If the write is greater than zfs_immediate_write_sz then
later *if* we need to log the write then dmu_sync() is used
to immediately write the block and it's block pointer is put
in the log record. Currently zfs_immediate_write_sz is 32KB.
See zfs_log_write/itx_wr_state/WR_INDIRECT.
Now for slogs we do not necessarily wan to do this performance
optimisation. If the log device is much faster (eg nvram) then we
do not want wait for a slow disk to complete the transaction.

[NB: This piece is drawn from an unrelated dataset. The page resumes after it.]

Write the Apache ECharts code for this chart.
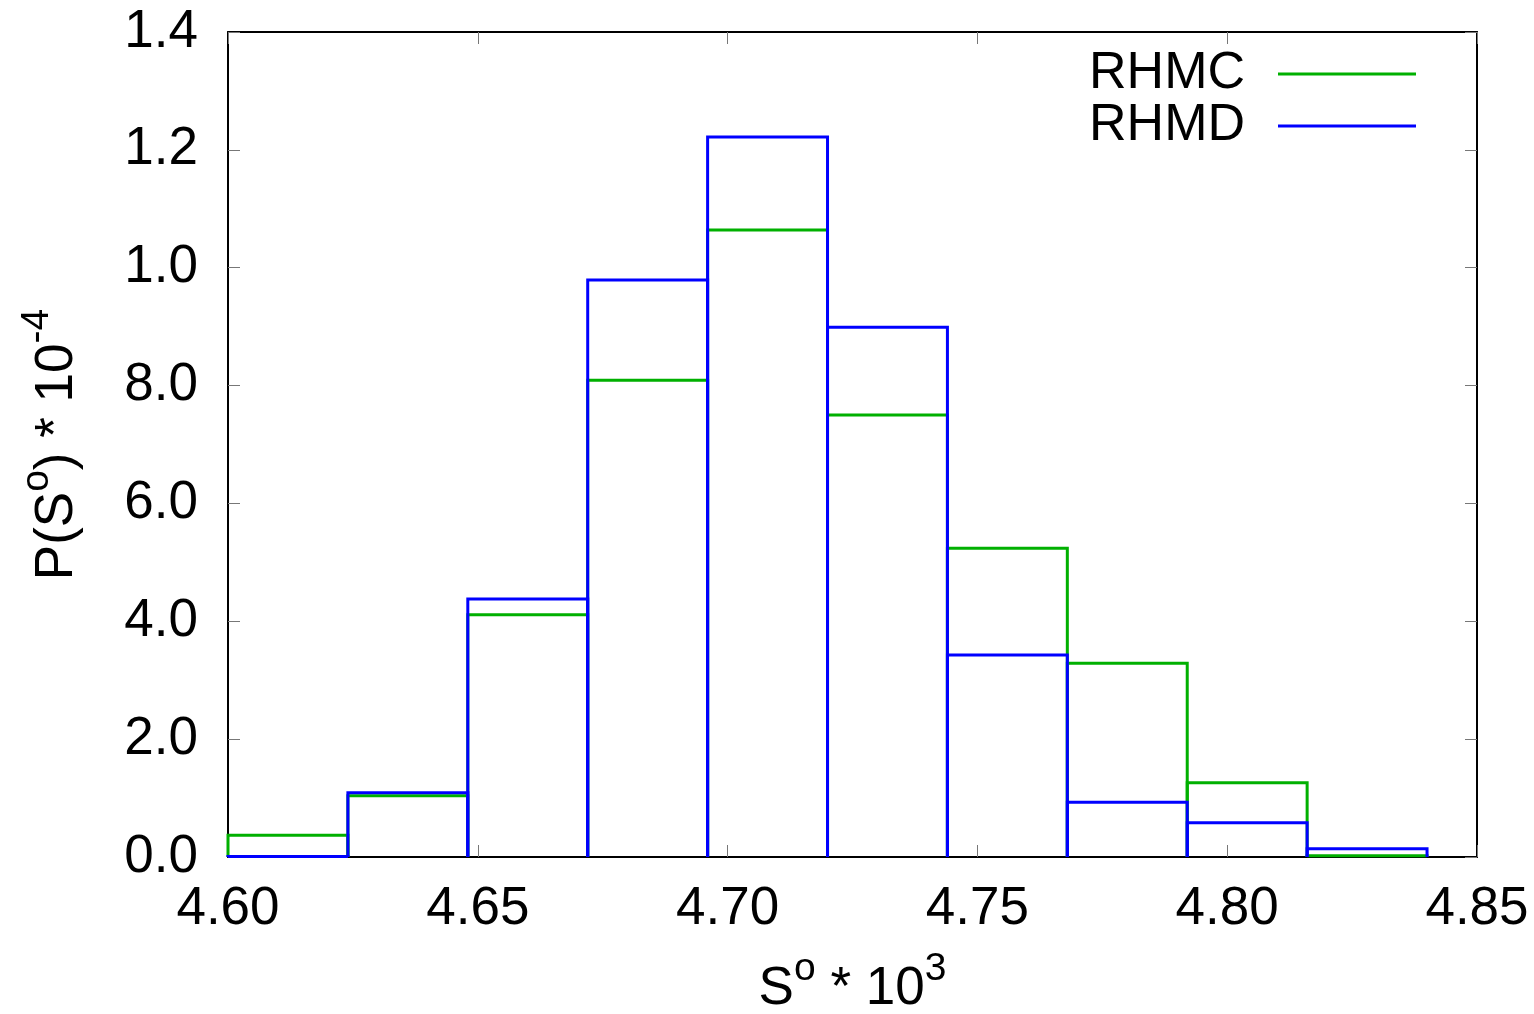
<!DOCTYPE html>
<html>
<head>
<meta charset="utf-8">
<script src="https://cdn.jsdelivr.net/npm/echarts@6/dist/echarts.min.js"></script>
<style>html,body{margin:0;padding:0;background:#fff}#c{width:1534px;height:1014px}</style>
</head>
<body>
<div id="c"></div>
<script>
// bin edges (S° * 10^3)
const binEdges = [4.600, 4.624, 4.648, 4.672, 4.696, 4.720, 4.744, 4.768, 4.792, 4.816, 4.840];
// histogram heights
const rhmc = [0.037, 0.104, 0.411, 0.809, 1.064, 0.750, 0.524, 0.329, 0.126, 0.002];
const rhmd = [0.001, 0.109, 0.438, 0.979, 1.222, 0.899, 0.343, 0.093, 0.058, 0.014];
// y tick labels as printed in the figure
const yTickValues = [0, 0.2, 0.4, 0.6, 0.8, 1.0, 1.2, 1.4];
const yTickLabels = ["0.0", "2.0", "4.0", "6.0", "8.0", "1.0", "1.2", "1.4"];
const seriesNames = ["RHMC", "RHMD"];
const colors = ["#00b000", "#0000ff"];

const FONT = "Liberation Sans, Arial, sans-serif";

function buildData(vals) {
  return vals.map((v, i) => [binEdges[i], binEdges[i + 1], v]);
}

function renderBox(color) {
  return function (params, api) {
    const x0 = api.value(0), x1 = api.value(1), y = api.value(2);
    const p00 = api.coord([x0, 0]);
    const p0y = api.coord([x0, y]);
    const p1y = api.coord([x1, y]);
    const p10 = api.coord([x1, 0]);
    return {
      type: 'polyline',
      shape: { points: [p00, p0y, p1y, p10] },
      style: { stroke: color, lineWidth: 3, fill: null }
    };
  };
}

const chart = echarts.init(document.getElementById('c'), null, { renderer: 'canvas' });

const axisCommon = {
  axisLine: { show: true, onZero: false, lineStyle: { color: '#000', width: 2 } },
  axisTick: { show: true, inside: true, length: 12, lineStyle: { color: '#777', width: 1 } },
  splitLine: { show: false }
};

const richName = {
  t: { fontFamily: FONT, fontSize: 53, lineHeight: 53, color: '#000', verticalAlign: 'bottom' },
  s: { fontFamily: FONT, fontSize: 39, lineHeight: 39, color: '#000', verticalAlign: 'bottom', padding: [0, 0, 27, 0] }
};

chart.setOption({
  animation: false,
  grid: { left: 228, right: 57, top: 32, bottom: 157, containLabel: false, outerBoundsMode: 'none' },
  legend: {
    orient: 'vertical',
    right: 113,
    top: 43,
    align: 'right',
    icon: 'rect',
    itemWidth: 138,
    itemHeight: 3,
    itemGap: 0,
    data: seriesNames,
    textStyle: { fontFamily: FONT, fontSize: 52, color: '#000', padding: [0, 28, 0, 0], lineHeight: 48 }
  },
  xAxis: [
    Object.assign({
      type: 'value', min: 4.6, max: 4.85, interval: 0.05, position: 'bottom',
      name: '{t|S}{s|o}{t| * 10}{s|3}',
      nameLocation: 'middle', nameGap: 106,
      nameTextStyle: { rich: richName },
      axisLabel: { fontFamily: FONT, fontSize: 53, color: '#000', margin: 26, formatter: v => v.toFixed(2) }
    }, axisCommon),
    Object.assign({
      type: 'value', min: 4.6, max: 4.85, interval: 0.05, position: 'top',
      axisLabel: { show: false }
    }, axisCommon)
  ],
  yAxis: [
    Object.assign({
      type: 'value', min: 0, max: 1.4, interval: 0.2, position: 'left',
      name: '{t|P(S}{s|o}{t|) * 10}{s|-4}',
      nameLocation: 'middle', nameGap: 144, nameRotate: 90,
      nameTextStyle: { rich: richName },
      axisLabel: {
        fontFamily: FONT, fontSize: 53, color: '#000', margin: 30,
        formatter: v => {
          const i = yTickValues.findIndex(t => Math.abs(t - v) < 1e-6);
          return i >= 0 ? yTickLabels[i] : '';
        }
      }
    }, axisCommon),
    Object.assign({
      type: 'value', min: 0, max: 1.4, interval: 0.2, position: 'right',
      axisLabel: { show: false }
    }, axisCommon)
  ],
  series: [
    {
      name: seriesNames[0], type: 'custom', xAxisIndex: 0, yAxisIndex: 0,
      itemStyle: { color: colors[0] },
      renderItem: renderBox(colors[0]),
      encode: { x: [0, 1], y: 2 },
      data: buildData(rhmc), z: 2
    },
    {
      name: seriesNames[1], type: 'custom', xAxisIndex: 0, yAxisIndex: 0,
      itemStyle: { color: colors[1] },
      renderItem: renderBox(colors[1]),
      encode: { x: [0, 1], y: 2 },
      data: buildData(rhmd), z: 3
    }
  ]
});
</script>
</body>
</html>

For example, ds7 is a simple program that writes buffers of a specified
size using a specified number of threads to fill up a file of a specified
size.
Using nvram as the log device:
: trasimene ; time ~/junk/ds7.`uname -p` -v -n /whirl/a -f200000000 -b32768 -t1
randomly writing 6103 x 32768 bytes (= 200000000 bytes) to /whirl/a
using 1 threads and O_DSYNC
MB/s: 158.76
real 0m1.22s
user 0m0.00s
sys 0m0.59s
: trasimene ; time ~/junk/ds7.`uname -p` -v -n /whirl/a -f200000000 -b65536 -t1
randomly writing 3051 x 65536 bytes (= 200000000 bytes) to /whirl/a
using 1 threads and O_DSYNC
MB/s: 5.42
real 0m35.18s
user 0m0.00s
sys 0m0.41s
: trasimene ;
So we have a 28x speed up!
The original prototype had a different set of vectors for chained logs (clogs)
and separate logs (slogs) and did not use dmu_sync() for slogs.
However, it does need to split the write because the largest log block
(128KB) can't contain a log record and 128KB of user data. Something similar
will be needed. There will also need to be a method to determine whether
a slog exists because at present the ZIL code doesn't need to know.